The retailer strives to incorporate audio, visual, sampling and product displays to maximize sales opportunities.
Caputo's is currently using a new video system that informs shoppers about weekly specials and new items while they shop. Video monitors installed in the deli and butcher shop communicate with shoppers while they are being serviced. In addition, there is one monitor at each checkout lane so customers can see "commercials" while they wait on line.
"This advertising vehicle 'talks' to our customers via color pictures and a scroll bar that denotes the item, sale prices and sale dates," explained Presta. "Our customers have commented that they love our in-store marketing, and our vendors are very happy to partner with us in support of these programs."
While such coordination will call for additional work, retailers agree that it's worth it.
"The obvious payout is increased sales and profits," said Presta.
"The impression that customers receive from well-coordinated presentations is that our stores are easy to shop.

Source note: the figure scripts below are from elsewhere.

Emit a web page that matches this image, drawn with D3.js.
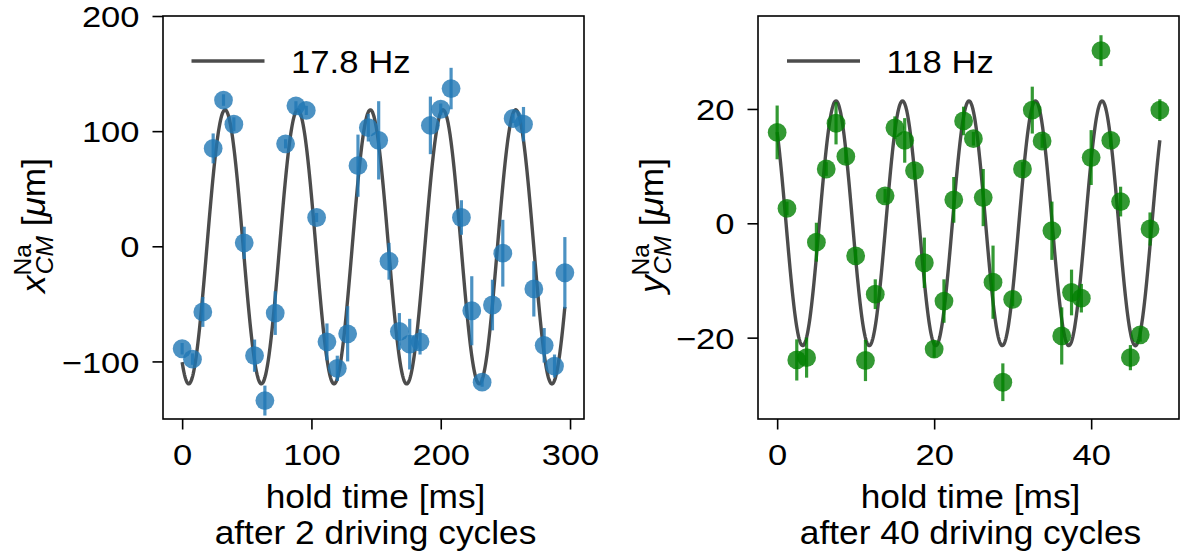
<!DOCTYPE html>
<html>
<head>
<meta charset="utf-8">
<script src="https://cdn.jsdelivr.net/npm/d3@7"></script>
<style>
  html, body { margin: 0; padding: 0; background: #fff; }
  svg { display: block; }
  text { font-family: "Liberation Sans", Arial, Helvetica, sans-serif; fill: #000; }
</style>
</head>
<body>
<svg id="chart" width="1180" height="557"></svg>
<script>
// ---------------- data ----------------
// left panel: x_CM after 2 driving cycles
const leftTime = [0, 8, 16, 24, 32, 40, 48, 56, 64, 72, 80, 88, 96, 104, 112, 120, 128, 136, 144, 152,
                  160, 168, 176, 184, 192, 200, 208, 216, 224, 232, 240, 248, 256, 264, 272, 280, 288, 296];
const leftValue = [-89, -98, -57, 85, 127, 106, 3, -95, -134, -58, 89, 122, 118, 25, -83, -106, -76, 70, 103, 92,
                   -13, -74, -85, -83, 105, 119, 137, 25, -56, -118, -51, -6, 111, 106, -37, -86, -104, -23];
const leftError = [5, 5, 13, 13, 5, 6, 14, 14, 13, 19, 4, 4, 4, 4, 16, 11, 24, 27, 12, 34,
                   16, 16, 22, 11, 25, 5, 18, 15, 30, 4, 22, 29, 4, 15, 24, 15, 10, 31];
// fit: [frequency Hz, amplitude, time of maximum (ms), offset]
const leftFit = [17.8, 119, 33.2, -0.5];
const leftXTicks = [0, 100, 200, 300];
const leftYTicks = [-100, 0, 100, 200];

// right panel: y_CM after 40 driving cycles
const rightTime = [0, 1.25, 2.5, 3.75, 5, 6.25, 7.5, 8.75, 10, 11.25, 12.5, 13.75, 15, 16.25, 17.5, 18.75,
                   20, 21.25, 22.5, 23.75, 25, 26.25, 27.5, 28.75, 30, 31.25, 32.5, 33.75, 35, 36.25, 37.5,
                   38.75, 40, 41.25, 42.5, 43.75, 45, 46.25, 47.5, 48.75];
const rightValue = [15.9, 2.6, -23.9, -23.5, -3.3, 9.5, 17.5, 11.7, -5.7, -24, -12.4, 4.8, 16.7, 14.5, 9.2, -6.9,
                    -22, -13.6, 4.1, 17.9, 14.8, 4.5, -10.3, -27.8, -13.3, 9.5, 19.8, 14.4, -1.3, -19.7, -12.1,
                    -13.1, 11.5, 30.2, 14.5, 3.8, -23.5, -19.5, -1.0, 19.8];
const rightError = [4.7, 1.2, 3.6, 3.5, 3.4, 1.2, 3.7, 1.2, 1.2, 3.6, 2.6, 1.2, 2, 3.9, 1.2, 4.4,
                    1.5, 3.8, 4, 2.5, 1.2, 5, 6.4, 3.3, 1.2, 1.2, 4.1, 1.2, 5.1, 5, 4,
                    2.5, 4.8, 2.7, 1.2, 2.6, 2.2, 1.2, 2.9, 1.9];
const rightFit = [118, 21.4, 7.49, 0];
const rightXTicks = [0, 20, 40];
const rightYTicks = [-20, 0, 20];

const legendLabels = ["17.8 Hz", "118 Hz"];
const xLabels = ["hold time [ms]", "hold time [ms]"];
const subLabels = ["after 2 driving cycles", "after 40 driving cycles"];
const yLabelVars = ["x", "y"];

// ---------------- drawing ----------------
const svg = d3.select("#chart");
const TICK_FS = 29.5, TICK_SX = 1.17;
const LAB_FS = 33, LAB_SX = 1.07;
const LEG_FS = 30.7, LEG_SX = 1.13;

function stretchedText(g, x, y, str, size, sx, anchor) {
  return g.append("text")
    .attr("transform", `translate(${x},${y}) scale(${sx},1)`)
    .attr("text-anchor", anchor || "start")
    .attr("font-size", size)
    .text(str);
}

function panel(cfg) {
  const g = svg.append("g");
  const x = d3.scaleLinear().domain(cfg.xDomain).range([cfg.left, cfg.right]);
  const y = d3.scaleLinear().domain(cfg.yDomain).range([cfg.bottom, cfg.top]);

  // fit curve
  const [f, A, tmax, off] = cfg.fit;
  const t0 = d3.min(cfg.time), t1 = d3.max(cfg.time);
  const ts = d3.range(0, 801).map(i => t0 + (t1 - t0) * i / 800);
  const curve = ts.map(t => [t, off + A * Math.cos(2 * Math.PI * f * (t - tmax) / 1000)]);
  g.append("path")
    .datum(curve)
    .attr("d", d3.line().x(d => x(d[0])).y(d => y(d[1])))
    .attr("fill", "none")
    .attr("stroke", "#000")
    .attr("stroke-opacity", 0.7)
    .attr("stroke-width", 3.4);

  // data points with error bars
  const pts = cfg.time.map((t, i) => ({ t, v: cfg.value[i], e: cfg.err[i] }));
  const pg = g.append("g");
  pts.forEach(p => {
    pg.append("line")
      .attr("x1", x(p.t)).attr("x2", x(p.t))
      .attr("y1", y(p.v - p.e)).attr("y2", y(p.v + p.e))
      .attr("stroke", cfg.color).attr("stroke-opacity", 0.8)
      .attr("stroke-width", 3.2);
    pg.append("circle")
      .attr("cx", x(p.t)).attr("cy", y(p.v))
      .attr("r", 9.4)
      .attr("fill", cfg.color).attr("fill-opacity", 0.8);
  });

  // frame
  g.append("rect")
    .attr("x", cfg.left).attr("y", cfg.top)
    .attr("width", cfg.right - cfg.left).attr("height", cfg.bottom - cfg.top)
    .attr("fill", "none").attr("stroke", "#000").attr("stroke-width", 1.6);

  // axes
  const xAxis = d3.axisBottom(x).tickValues(cfg.xTicks).tickSize(10.5).tickFormat(d3.format("d"));
  const gx = g.append("g").attr("transform", `translate(0,${cfg.bottom})`).call(xAxis);
  gx.select(".domain").remove();
  gx.selectAll(".tick line").attr("stroke", "#000").attr("stroke-width", 1.6);
  gx.selectAll(".tick text")
    .attr("y", null).attr("dy", null)
    .attr("transform", `translate(0,46) scale(${TICK_SX},1)`)
    .attr("font-size", TICK_FS).attr("font-family", "Liberation Sans, Arial, sans-serif").attr("fill", "#000");

  const yAxis = d3.axisLeft(y).tickValues(cfg.yTicks).tickSize(10.5).tickFormat(d3.format("d"));
  const gy = g.append("g").attr("transform", `translate(${cfg.left},0)`).call(yAxis);
  gy.select(".domain").remove();
  gy.selectAll(".tick line").attr("stroke", "#000").attr("stroke-width", 1.6);
  gy.selectAll(".tick text")
    .attr("x", null).attr("dy", "0.36em")
    .attr("transform", `translate(-23.5,0) scale(${TICK_SX},1)`)
    .attr("font-size", TICK_FS).attr("font-family", "Liberation Sans, Arial, sans-serif").attr("fill", "#000");

  // legend
  g.append("line")
    .attr("x1", cfg.legendX).attr("x2", cfg.legendX + 73)
    .attr("y1", 61).attr("y2", 61)
    .attr("stroke", "#000").attr("stroke-opacity", 0.7).attr("stroke-width", 3.4);
  stretchedText(g, cfg.legendX + 99.5, 72.7, cfg.legend, LEG_FS, LEG_SX, "start");

  // x labels
  const cx = (cfg.left + cfg.right) / 2 + 2;
  stretchedText(g, cx, 508, cfg.xLabel, LAB_FS, LAB_SX, "middle");
  stretchedText(g, cx, 544, cfg.subLabel, LAB_FS, LAB_SX, "middle");

  // y label (rotated, with super/subscript)
  const lg = g.append("g").attr("transform", `translate(${cfg.yLabelX},${(cfg.top + cfg.bottom) / 2 + 7}) rotate(-90) scale(${LAB_SX},1)`);
  const t = lg.append("text").attr("x", 0).attr("y", 0).attr("font-size", LAB_FS);
  t.append("tspan").attr("font-style", "italic").text(cfg.yVar);
  const na = t.append("tspan").attr("font-size", 23).attr("dy", -14).text("Na");
  const naW = na.node().getComputedTextLength();
  t.append("tspan").attr("font-size", 23).attr("font-style", "italic").attr("dx", -naW + 1).attr("dy", 22).text("CM");
  t.append("tspan").attr("dy", -8).text(" [");
  t.append("tspan").attr("font-style", "italic").text("\u03bc");
  t.append("tspan").text("m]");
  const bb = t.node().getBBox();
  t.attr("x", -bb.width / 2);
}

panel({
  left: 163, right: 584, top: 16, bottom: 419,
  xDomain: [-14.8, 310.8], yDomain: [-150, 200],
  time: leftTime, value: leftValue, err: leftError, fit: leftFit,
  color: "#1f77b4", xTicks: leftXTicks, yTicks: leftYTicks,
  legend: legendLabels[0], legendX: 191.5,
  xLabel: xLabels[0], subLabel: subLabels[0],
  yVar: yLabelVars[0], yLabelX: 45
});

panel({
  left: 758, right: 1179, top: 16, bottom: 419,
  xDomain: [-2.44, 51.19], yDomain: [-34.23, 36.26],
  time: rightTime, value: rightValue, err: rightError, fit: rightFit,
  color: "#008000", xTicks: rightXTicks, yTicks: rightYTicks,
  legend: legendLabels[1], legendX: 787,
  xLabel: xLabels[1], subLabel: subLabels[1],
  yVar: yLabelVars[1], yLabelX: 663
});
</script>
</body>
</html>
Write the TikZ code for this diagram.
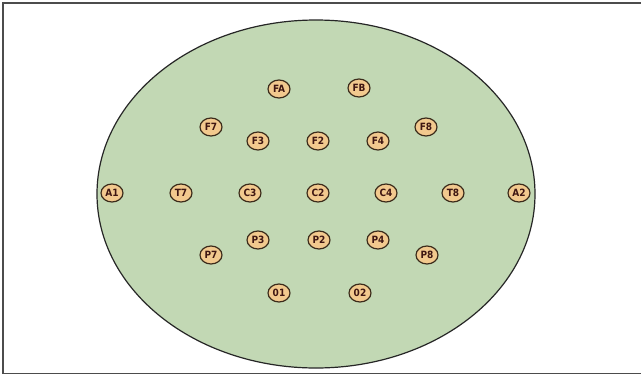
\documentclass[tikz,border=0pt]{standalone}
\usepackage{fontspec}
\newfontfamily\elfont{DejaVu Sans Condensed}
\usetikzlibrary{shapes.geometric}
\definecolor{scalp}{HTML}{C2D8B4}
\definecolor{padfill}{HTML}{F2C98E}
\definecolor{padline}{HTML}{3A2A1A}
\definecolor{padtext}{HTML}{3E1612}
\tikzset{
  electrode/.style={ellipse, draw=padline, line width=1.2pt, fill=padfill,
    minimum width=22pt, minimum height=18pt, inner sep=0pt,
    font=\elfont\bfseries\fontsize{10}{10}\selectfont, text=padtext}
}
\begin{document}
\begin{tikzpicture}[x=1pt,y=-1pt]
\useasboundingbox (0,0) rectangle (641,376);
\fill[white] (0,0) rectangle (641,376);
\draw[black!70, line width=1.2pt] (641,3) -- (3,3) -- (3,373.5) -- (641,373.5);
\node[ellipse, draw=black!85, line width=1.2pt, fill=scalp,
  minimum width=438pt, minimum height=348pt, inner sep=0pt] (head) at (316,194) {};
\node[electrode] (FA) at (279,89) {FA};
\node[electrode] (FB) at (359,88) {FB};
\node[electrode] (F7) at (211,127) {F7};
\node[electrode] (F8) at (426,127) {F8};
\node[electrode] (F3) at (258,141) {F3};
\node[electrode] (F2) at (318,141) {F2};
\node[electrode] (F4) at (378,141) {F4};
\node[electrode] (A1) at (112,193) {A1};
\node[electrode] (T7) at (181,193) {T7};
\node[electrode] (C3) at (250,193) {C3};
\node[electrode] (C2) at (318,193) {C2};
\node[electrode] (C4) at (386,193) {C4};
\node[electrode] (T8) at (453,193) {T8};
\node[electrode] (A2) at (519,193) {A2};
\node[electrode] (P3) at (258,240) {P3};
\node[electrode] (P2) at (319,240) {P2};
\node[electrode] (P4) at (378,240) {P4};
\node[electrode] (P7) at (211,255) {P7};
\node[electrode] (P8) at (427,255) {P8};
\node[electrode] (O1) at (279,293) {01};
\node[electrode] (O2) at (360,293) {02};
\end{tikzpicture}
\end{document}
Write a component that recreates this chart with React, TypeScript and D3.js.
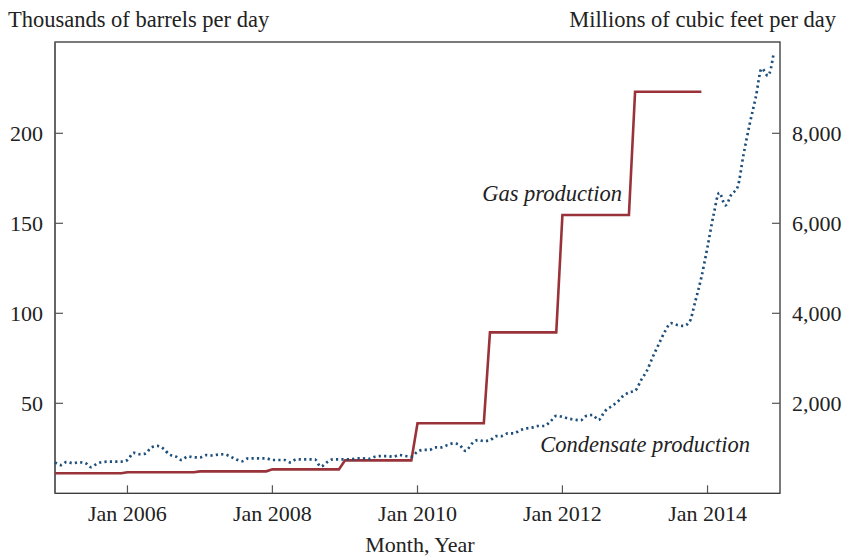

We assist our customers in their purchasing decisions and assist them by constantly reinforcing our specials and values that they can take advantage of while shopping in our stores." Srigley of Giant Eagle said the payout is a more powerful and communicative store environment.
"And I mean that from a cleanliness perspective," he hastened to add. "You want to have a place that people feel is open, clean and enjoyable to shop in. Obviously, the more clutter you have, the less you are going to make that impression. You can communicate more effectively with your customers on the things that are truly important during a given season or period of time."
WHAT'S IN STORE FOR THE FUTURE
James Maskulka, associate professor of marketing at Lehigh University in Bethlehem, Pa., believes that managing the physical and information flows needed for the timely deployment of POP media will be changing. He predicts that decision tools and performance metrics used in supply chain management will be applied to in-store media. "Today, most POP programs are managed only from the front end or the execution phase," he explained. "Was the display erected? Did the program generate sales? In the future, a more system-wide thinking will come to dominate the POP function. Was the brand message appropriate for the promotion? Who should erect the display -- the store or the brand employee? Were displays removed in a timely manner?
"Benchmarks for these and other POP performance measures will be established to assess effective performance," he said. "The result will be improved coordination between corporate headquarters, the individual store, and POP designers and suppliers. Systemwide service quality standards will be disseminated and continuously monitored, resulting in improved POP communications performance."